The upheaval of the 1960s brought a new readership.
"Everything in the `60s went by word of mouth because the weird people who
were thinking that way weren't the ones who got sucked in by advertising,"
remembers organic farmer Eliot
Coleman. "Living the Good Life," he says, was "known in
all the leftist circles because Scott and Helen were known there."
Eventually the book made its way into the offices of Schocken Books, a small house that published primarily Judaica and literary works by young Jewish novelists. Schocken's 1970 edition of the book was a quick success,
helped along by the Nearings' regular column in the
newly launched magazine Mother Earth News. By 1979 "Living the Good
Life" had sold through 17 printings, and by one estimate more than 1
million people had made the decision to go back to the land. . . .
Back-to-the-landers searching for their spiritual leaders in
Vermont, however, were disappointed to find that the Nearings
had, in the parlance of the day, "split." Even before "Living the
Good Life" was published, the Nearings felt
oppressed by a rising tide of visitors and by the encroachment of the adjacent
Stratton Mountain ski development. And so in 1952 they sold their stone
buildings, gave away their timber acreage to the town of Winhall,
and established a second Forest Farm on Cape Rosier, a remote Maine peninsula
just south of Blue Hill.
The visitors kept coming all the same. Helen recorded over 2,000
"pilgrims" dropping by on a yearly basis throughout the `70s. Some
who tried their hand at
homesteading later came to feel the Nearings'
own experiment was rigged. Scott and Helen, it turns out, were not entirely
self-sufficient -- they had money from inheritances and insurance policies. They
hadn't built their massive stone houses entirely by themselves. And Helen broke
the no-processed-food party line by eating ice cream.
But others understood. As Rebecca Gould (an early "resident
steward" at Forest Farm after Scott and Helen had died) writes in her
forthcoming cultural history of homesteading, that "the Nearings' decision to make homesteading `look easy' was, in
part, an expression of their evangelical enthusiasm for the ways of life they
had chosen." These folks helped Helen care for Scott after he announced,
at the age of 100, "I think I won't eat any more." And after Helen
died in a car crash in 1995 they helped transform the Harborside
farm into a nonprofit working homestead called the Good Life Center.

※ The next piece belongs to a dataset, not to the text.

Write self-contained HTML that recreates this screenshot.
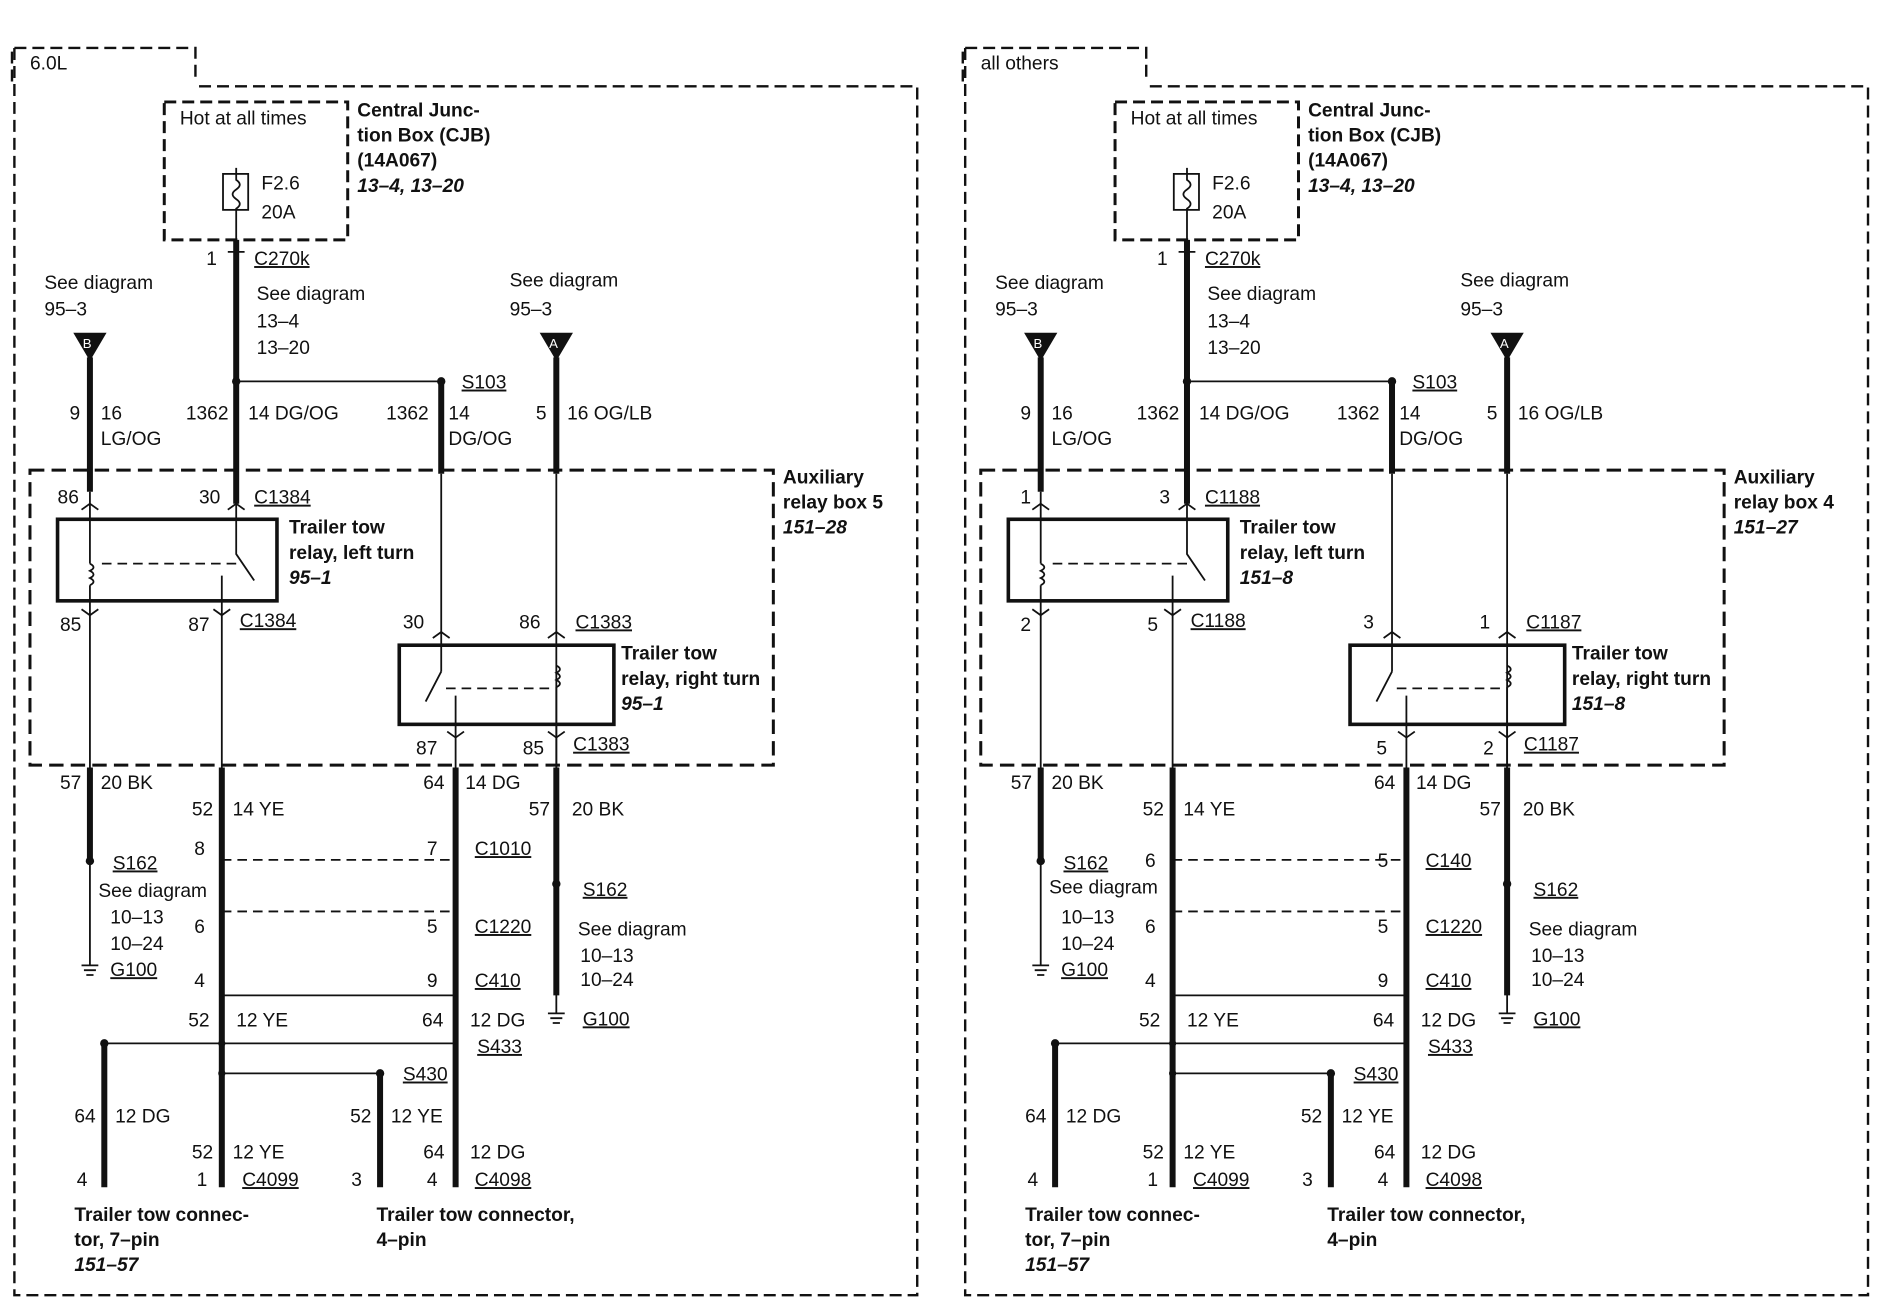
<!DOCTYPE html>
<html><head><meta charset="utf-8"><style>
html,body{margin:0;padding:0;background:#fff}
svg{display:block}
text{font-family:"Liberation Sans",sans-serif;font-size:16px;fill:#111}
.b{font-weight:bold}.i{font-weight:bold;font-style:italic}
.u{text-decoration:underline}
</style></head><body>
<svg width="1880" height="1312" viewBox="0 0 1568 1094" preserveAspectRatio="none" xmlns="http://www.w3.org/2000/svg">
<defs>
<g id="P" fill="none" stroke="#111">
 <path d="M10,68 V40 H163 V68" stroke-width="2" stroke-dasharray="10,5"/>
 <path d="M12,40 V1080 H765 V72 H163" stroke-width="2" stroke-dasharray="10,5"/>
 <rect x="137" y="85" width="153" height="115" stroke-width="2.5" stroke-dasharray="10,5"/>
 <rect x="186" y="145" width="21" height="30" stroke-width="1.5"/>
 <path d="M197,140 V150 q6,4 0,8 q-6,4 0,8 q6,4 0,8 V200" stroke-width="1.5"/>
 <path d="M197,200 V420" stroke-width="5"/>
 <path d="M190,210 H204" stroke-width="1.5"/>
 <path d="M197,318 H368" stroke-width="1.5"/>
 <path d="M368,318 V395" stroke-width="5"/>
 <path d="M368,395 V560" stroke-width="1.5"/>
 <path d="M62,278 H88 L75,300 Z" fill="#111"/>
 <path d="M75,298 V410" stroke-width="5"/>
 <path d="M451,278 H477 L464,300 Z" fill="#111"/>
 <path d="M464,298 V395" stroke-width="5"/>
 <path d="M464,395 V640" stroke-width="1.5"/>
 <rect x="25" y="392" width="620" height="246" stroke-width="2.5" stroke-dasharray="12,6"/>
 <rect x="48" y="433" width="183" height="68" stroke-width="3"/>
 <path d="M75,410 V470 M75,470 q6,3 0,6 q6,3 0,6 q6,3 0,6 M75,488 V640" stroke-width="1.5"/>
 <path d="M197,420 V462 L212,484" stroke-width="1.5"/>
 <path d="M85,470 H197" stroke-width="1.5" stroke-dasharray="8,5"/>
 <path d="M185,480 V640" stroke-width="1.5"/>
 <path d="M68,425 l7,-5 l7,5 M190,425 l7,-5 l7,5 M68,508 l7,5 l7,-5 M178,508 l7,5 l7,-5" stroke-width="1.5"/>
 <rect x="333" y="538" width="179" height="66" stroke-width="3"/>
 <path d="M368,560 L355,585 M380,580 V640" stroke-width="1.5"/>
 <path d="M464,555 q6,3 0,6 q6,3 0,6 q6,3 0,6" stroke-width="1.5"/>
 <path d="M464,573 V640" stroke-width="1.5"/>
 <path d="M372,574 H458" stroke-width="1.5" stroke-dasharray="8,5"/>
 <path d="M361,532 l7,-5 l7,5 M457,532 l7,-5 l7,5 M373,610 l7,5 l7,-5 M457,610 l7,5 l7,-5" stroke-width="1.5"/>
 <path d="M75,640 V718 M185,640 V990 M380,640 V990 M464,640 V830 M87,870 V990 M317,895 V990" stroke-width="5"/>
 <path d="M75,718 V805 M464,737 V845" stroke-width="1.5"/>
 <path d="M68,805 H82 M70,809 H80 M72,813 H78 M457,845 H471 M459,849 H469 M461,853 H467" stroke-width="1.5"/>
 <path d="M185,717 H380 M185,760 H380" stroke-width="1.5" stroke-dasharray="8,5"/>
 <path d="M185,830 H380" stroke-width="1.5"/>
 <path d="M87,870 H380 M185,895 H317" stroke-width="1.5"/>
</g>
<g id="D" fill="#111">
 <circle cx="197" cy="318" r="3.5"/><circle cx="368" cy="318" r="3.5"/>
 <circle cx="75" cy="718" r="3.5"/><circle cx="464" cy="737" r="3.5"/>
 <circle cx="87" cy="870" r="3.5"/><circle cx="185" cy="870" r="3"/>
 <circle cx="317" cy="895" r="3.5"/><circle cx="185" cy="895" r="3"/>
</g>
</defs>
<use href="#P"/><use href="#D"/>
<use href="#P" transform="translate(793,0)"/><use href="#D" transform="translate(793,0)"/>

<text x="25" y="58">6.0L</text>
<text x="150" y="104">Hot at all times</text>
<text x="218" y="158">F2.6</text><text x="218" y="182">20A</text>
<text class="b" x="298" y="97">Central Junc-</text><text class="b" x="298" y="118">tion Box (CJB)</text><text class="b" x="298" y="139">(14A067)</text><text class="i" x="298" y="160">13–4, 13–20</text>
<text x="172" y="221">1</text><text class="u" x="212" y="221">C270k</text>
<text x="214" y="250">See diagram</text><text x="214" y="273">13–4</text><text x="214" y="295">13–20</text>
<text x="37" y="241">See diagram</text><text x="37" y="263">95–3</text>
<text x="425" y="239">See diagram</text><text x="425" y="263">95–3</text>
<text x="69" y="290" style="fill:#fff;font-size:11px">B</text><text x="458" y="290" style="fill:#fff;font-size:11px">A</text>
<text class="u" x="385" y="324">S103</text>
<text x="58" y="350">9</text><text x="84" y="350">16</text><text x="84" y="371">LG/OG</text>
<text x="155" y="350">1362</text><text x="207" y="350">14 DG/OG</text>
<text x="322" y="350">1362</text><text x="374" y="350">14</text><text x="374" y="371">DG/OG</text>
<text x="447" y="350">5</text><text x="473" y="350">16 OG/LB</text>
<text class="b" x="653" y="403">Auxiliary</text><text class="b" x="653" y="424">relay box 5</text><text class="i" x="653" y="445">151–28</text>
<text x="48" y="420">86</text><text x="166" y="420">30</text><text class="u" x="212" y="420">C1384</text>
<text class="b" x="241" y="445">Trailer tow</text><text class="b" x="241" y="466">relay, left turn</text><text class="i" x="241" y="487">95–1</text>
<text x="50" y="526">85</text><text x="157" y="526">87</text><text class="u" x="200" y="523">C1384</text>
<text x="336" y="524">30</text><text x="433" y="524">86</text><text class="u" x="480" y="524">C1383</text>
<text class="b" x="518" y="550">Trailer tow</text><text class="b" x="518" y="571">relay, right turn</text><text class="i" x="518" y="592">95–1</text>
<text x="347" y="629">87</text><text x="436" y="629">85</text><text class="u" x="478" y="626">C1383</text>
<text x="50" y="658">57</text><text x="84" y="658">20 BK</text>
<text x="160" y="680">52</text><text x="194" y="680">14 YE</text>
<text x="353" y="658">64</text><text x="388" y="658">14 DG</text>
<text x="441" y="680">57</text><text x="477" y="680">20 BK</text>
<text x="162" y="713">8</text><text x="356" y="713">7</text><text class="u" x="396" y="713">C1010</text>
<text class="u" x="94" y="725">S162</text><text x="82" y="748">See diagram</text><text x="92" y="770">10–13</text><text x="92" y="792">10–24</text><text class="u" x="92" y="814">G100</text>
<text class="u" x="486" y="747">S162</text><text x="482" y="780">See diagram</text><text x="484" y="802">10–13</text><text x="484" y="822">10–24</text><text class="u" x="486" y="855">G100</text>
<text x="162" y="778">6</text><text x="356" y="778">5</text><text class="u" x="396" y="778">C1220</text>
<text x="162" y="823">4</text><text x="356" y="823">9</text><text class="u" x="396" y="823">C410</text>
<text x="157" y="856">52</text><text x="197" y="856">12 YE</text><text x="352" y="856">64</text><text x="392" y="856">12 DG</text>
<text class="u" x="398" y="878">S433</text><text class="u" x="336" y="901">S430</text>
<text x="62" y="936">64</text><text x="96" y="936">12 DG</text><text x="292" y="936">52</text><text x="326" y="936">12 YE</text>
<text x="160" y="966">52</text><text x="194" y="966">12 YE</text><text x="353" y="966">64</text><text x="392" y="966">12 DG</text>
<text x="64" y="989">4</text><text x="164" y="989">1</text><text class="u" x="202" y="989">C4099</text><text x="293" y="989">3</text><text x="356" y="989">4</text><text class="u" x="396" y="989">C4098</text>
<text class="b" x="62" y="1018">Trailer tow connec-</text><text class="b" x="62" y="1039">tor, 7–pin</text><text class="i" x="62" y="1060">151–57</text>
<text class="b" x="314" y="1018">Trailer tow connector,</text><text class="b" x="314" y="1039">4–pin</text>

<g transform="translate(793,0)">
<text x="25" y="58">all others</text>
<text x="150" y="104">Hot at all times</text>
<text x="218" y="158">F2.6</text><text x="218" y="182">20A</text>
<text class="b" x="298" y="97">Central Junc-</text><text class="b" x="298" y="118">tion Box (CJB)</text><text class="b" x="298" y="139">(14A067)</text><text class="i" x="298" y="160">13–4, 13–20</text>
<text x="172" y="221">1</text><text class="u" x="212" y="221">C270k</text>
<text x="214" y="250">See diagram</text><text x="214" y="273">13–4</text><text x="214" y="295">13–20</text>
<text x="37" y="241">See diagram</text><text x="37" y="263">95–3</text>
<text x="425" y="239">See diagram</text><text x="425" y="263">95–3</text>
<text x="69" y="290" style="fill:#fff;font-size:11px">B</text><text x="458" y="290" style="fill:#fff;font-size:11px">A</text>
<text class="u" x="385" y="324">S103</text>
<text x="58" y="350">9</text><text x="84" y="350">16</text><text x="84" y="371">LG/OG</text>
<text x="155" y="350">1362</text><text x="207" y="350">14 DG/OG</text>
<text x="322" y="350">1362</text><text x="374" y="350">14</text><text x="374" y="371">DG/OG</text>
<text x="447" y="350">5</text><text x="473" y="350">16 OG/LB</text>
<text class="b" x="653" y="403">Auxiliary</text><text class="b" x="653" y="424">relay box 4</text><text class="i" x="653" y="445">151–27</text>
<text x="58" y="420">1</text><text x="174" y="420">3</text><text class="u" x="212" y="420">C1188</text>
<text class="b" x="241" y="445">Trailer tow</text><text class="b" x="241" y="466">relay, left turn</text><text class="i" x="241" y="487">151–8</text>
<text x="58" y="526">2</text><text x="164" y="526">5</text><text class="u" x="200" y="523">C1188</text>
<text x="344" y="524">3</text><text x="441" y="524">1</text><text class="u" x="480" y="524">C1187</text>
<text class="b" x="518" y="550">Trailer tow</text><text class="b" x="518" y="571">relay, right turn</text><text class="i" x="518" y="592">151–8</text>
<text x="355" y="629">5</text><text x="444" y="629">2</text><text class="u" x="478" y="626">C1187</text>
<text x="50" y="658">57</text><text x="84" y="658">20 BK</text>
<text x="160" y="680">52</text><text x="194" y="680">14 YE</text>
<text x="353" y="658">64</text><text x="388" y="658">14 DG</text>
<text x="441" y="680">57</text><text x="477" y="680">20 BK</text>
<text x="162" y="723">6</text><text x="356" y="723">5</text><text class="u" x="396" y="723">C140</text>
<text class="u" x="94" y="725">S162</text><text x="82" y="745">See diagram</text><text x="92" y="770">10–13</text><text x="92" y="792">10–24</text><text class="u" x="92" y="814">G100</text>
<text class="u" x="486" y="747">S162</text><text x="482" y="780">See diagram</text><text x="484" y="802">10–13</text><text x="484" y="822">10–24</text><text class="u" x="486" y="855">G100</text>
<text x="162" y="778">6</text><text x="356" y="778">5</text><text class="u" x="396" y="778">C1220</text>
<text x="162" y="823">4</text><text x="356" y="823">9</text><text class="u" x="396" y="823">C410</text>
<text x="157" y="856">52</text><text x="197" y="856">12 YE</text><text x="352" y="856">64</text><text x="392" y="856">12 DG</text>
<text class="u" x="398" y="878">S433</text><text class="u" x="336" y="901">S430</text>
<text x="62" y="936">64</text><text x="96" y="936">12 DG</text><text x="292" y="936">52</text><text x="326" y="936">12 YE</text>
<text x="160" y="966">52</text><text x="194" y="966">12 YE</text><text x="353" y="966">64</text><text x="392" y="966">12 DG</text>
<text x="64" y="989">4</text><text x="164" y="989">1</text><text class="u" x="202" y="989">C4099</text><text x="293" y="989">3</text><text x="356" y="989">4</text><text class="u" x="396" y="989">C4098</text>
<text class="b" x="62" y="1018">Trailer tow connec-</text><text class="b" x="62" y="1039">tor, 7–pin</text><text class="i" x="62" y="1060">151–57</text>
<text class="b" x="314" y="1018">Trailer tow connector,</text><text class="b" x="314" y="1039">4–pin</text>
</g>
</svg>
</body></html>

(They also found the groupie-like enthusiasm of many pilgrims to
be downright silly at times. After Scott died and Helen began spending winters
with a sister near West Palm Beach, Eliot Coleman recalls, some neighbors
suggested posting a sign on Cape Rosier Road: "Scott's dead. Helen's in
Florida. Get a life!")
Looking back on the success of his meat-packing industry
exposŽ "The
Jungle," Upton Sinclair once lamented, "I aimed at the public's heart
and by accident I hit it in the stomach." That epitaph can in some way be
applied to Sinclair's one-time neighbor at Arden. Scott Nearing's more than 50
published works attest that his
paramount concerns were equal distribution of property, nonviolence, and the
propagation of a new social order. But his and Helen's more lasting legacy was
to be what Scott Meyer, the current editor of Organic Gardening Magazine,
calls "the seed" for the
organic food movement, which has made organic the fastest growing sector in the
American food industry.
Today, the mainstream vision of the wholesome good life is more
likely to involve buying organic maple syrup at Whole Foods than tapping trees,
chopping wood by hand, and patiently boiling down the sap. But "The Good
Life," a one-volume edition
bundling "Living the Good Life" with its sequel "Continuing the
Good Life," still sells a steady 3,000 copies a year. Korean and Japanese
editions are in the works. It would seem that for people who dream of
abandoning New York, or Seoul, or Tokyo, the Nearing legacy is neither dead nor
dying, but rather -- like the
couple's own cremated remains scattered over Forest Farm -- composting.